The skip firing program also implements a normal engine bog prevention function (block 82) by comparing desired speed and actual speed. In the illustrative embodiment, if desired speed is greater than 300 RPM and the actual speed is less than 250 RPM for one second, then the skip firing table pointer decrements by 1. For example, if the engine were operating under Table 4 conditions, a drop in engine speed could cause the system to force operation under Table 3 conditions by decrementing the table pointer by 1. The table pointer is then not allowed to increment for at least 10 seconds. It will be recognized that the values of RPM and time are by way of example only and not intended to be the only selectable values. If the drop in engine speed is more severe, e.g., to less than 225 RPM with a 300 RPM speed command, then the program may decrement the table pointer by 2, i.e., from Table 4 to Table 2 or Table 3 to Table 1. The time limit for incrementing is also used for this 2 table decrementing.
Skip firing also involves computing a fuel limit value that is different than the basic fuel limit value illustrated and described in FIG. 2. In particular, in block 84, the program calculates a skip firing fuel limit value per cylinder which can adjust the fuel limit value to allow more fuel to be injected into a cylinder under skip firing. In particular, the measured engine horsepower is converted to horsepower per cylinder and supplied to a look-up table illustrated as graph 86 whose output is a skip firing efficiency value. A signal representative of engine speed (RPM) is used in a second look-up table illustrated by graph 88 to obtain a value of nominal engine efficiency. Block 92 represents division of nominal efficiency by skip firing efficiency to obtain an efficiency factor.
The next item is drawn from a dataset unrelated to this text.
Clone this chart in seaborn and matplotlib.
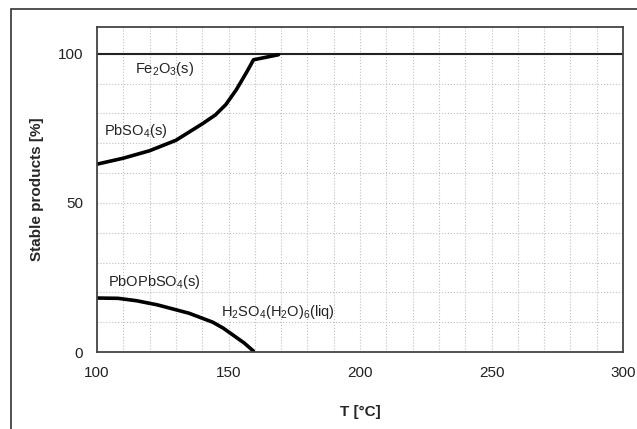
import numpy as np
import pandas as pd
import matplotlib
matplotlib.use("Agg")
import matplotlib.pyplot as plt
from matplotlib.ticker import MultipleLocator
from matplotlib.patches import Rectangle
import seaborn as sns

# Dati
t_pbso4 = [100, 110, 120, 130, 140, 145, 149, 153, 157, 159.5, 169]
y_pbso4 = [63, 65, 67.5, 71, 76.5, 79.5, 83, 88, 94, 98, 99.7]

t_pbopbso4 = [100, 108, 115, 123, 135, 144, 148, 152, 156, 159.5]
y_pbopbso4 = [18.1, 18.0, 17.2, 15.8, 13, 10, 8, 5.5, 3, 0.3]

t_fe2o3 = [100, 300]
y_fe2o3 = [100, 100]

x_ticks = [100, 150, 200, 250, 300]
y_ticks = [0, 50, 100]

# Tema
sns.set_style("white")
plt.rcParams["font.family"] = ["Liberation Sans", "DejaVu Sans"]
plt.rcParams["mathtext.fontset"] = "custom"
plt.rcParams["mathtext.rm"] = "Liberation Sans"
plt.rcParams["mathtext.it"] = "Liberation Sans"
plt.rcParams["mathtext.default"] = "regular"

fig = plt.figure(figsize=(6.37, 4.29), dpi=100)
ax = fig.add_axes([97 / 637, 1 - 352 / 429, (623 - 97) / 637, (352 - 27) / 429])

# Cornice esterna
fig.patches.append(Rectangle((11 / 637, -0.1), 1.2, 1.1 - 9 / 429,
                             transform=fig.transFigure, fill=False,
                             edgecolor="#333333", linewidth=1.2))

df_pbso4 = pd.DataFrame({"T": t_pbso4, "val": y_pbso4})
df_pbo = pd.DataFrame({"T": t_pbopbso4, "val": y_pbopbso4})
df_fe = pd.DataFrame({"T": t_fe2o3, "val": y_fe2o3})

sns.lineplot(data=df_fe, x="T", y="val", ax=ax, color="#222222", linewidth=1.5)
sns.lineplot(data=df_pbso4, x="T", y="val", ax=ax, color="black", linewidth=2.6)
sns.lineplot(data=df_pbo, x="T", y="val", ax=ax, color="black", linewidth=2.6)

ax.set_xlim(100, 300)
ax.set_ylim(0, 109)
ax.set_xticks(x_ticks)
ax.set_yticks(y_ticks)
ax.xaxis.set_minor_locator(MultipleLocator(10))
ax.yaxis.set_minor_locator(MultipleLocator(10))
ax.grid(which="both", color="#c0c0c0", linestyle=":", linewidth=0.8)
ax.tick_params(which="major", direction="in", length=5, width=1.2,
               labelsize=11, colors="#222222", pad=10)
ax.tick_params(which="minor", length=0)

for s in ax.spines.values():
    s.set_color("#444444")
    s.set_linewidth(1.3)

ax.set_xlabel("T [°C]", fontsize=11, fontweight="bold", labelpad=18)
ax.set_ylabel("Stable products [%]", fontsize=11, fontweight="bold", labelpad=10)

# Etichette delle specie
ax.text(114.5, 95, r"Fe$_2$O$_3$(s)", fontsize=10.5, va="center", color="#222222")
ax.text(102.7, 74, r"PbSO$_4$(s)", fontsize=10.5, va="center", color="#222222")
ax.text(104, 23.4, r"PbOPbSO$_4$(s)", fontsize=10.5, va="center", color="#222222")
ax.text(147.2, 13.4, r"H$_2$SO$_4$(H$_2$O)$_6$(liq)", fontsize=10.5, va="center", color="#222222")

plt.savefig("out.png", dpi=100)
Block 84 shows calculation of a skip firing fuel limit value SFFL by multiplication of the efficiency factor by a skip firing factor and the fuel limit value. Note that the skip firing factor is obtained from table 94 and is the same value as the table pointer, e.g., if firing is in accordance with Table 4, the skip firing factor is also 4.
The enable cylinder commands are provided in response to the portion of the skip firing program which implements the skip firing tables. More particularly, if Table 4 is selected in the manner described above, enable cylinder signals are applied at appropriate times to fuel injection controls for cylinders 1R-7R-8R-2R in one cam shaft revolution, with the pattern of enable cylinder signals on subsequent cam shaft revolutions following the indicated sequences. Selective energization of fuel injection controls is well known in the engine art and, as illustrated, typically requires energization of fuel control solenoids.
While the invention has been described in what is presently considered to be a preferred embodiment, many variations and modifications will become apparent to those skilled in the art. Accordingly, it is intended that the invention not be limited to the specific illustrative embodiment but be interpreted within the full spirit and scope of the appended claims.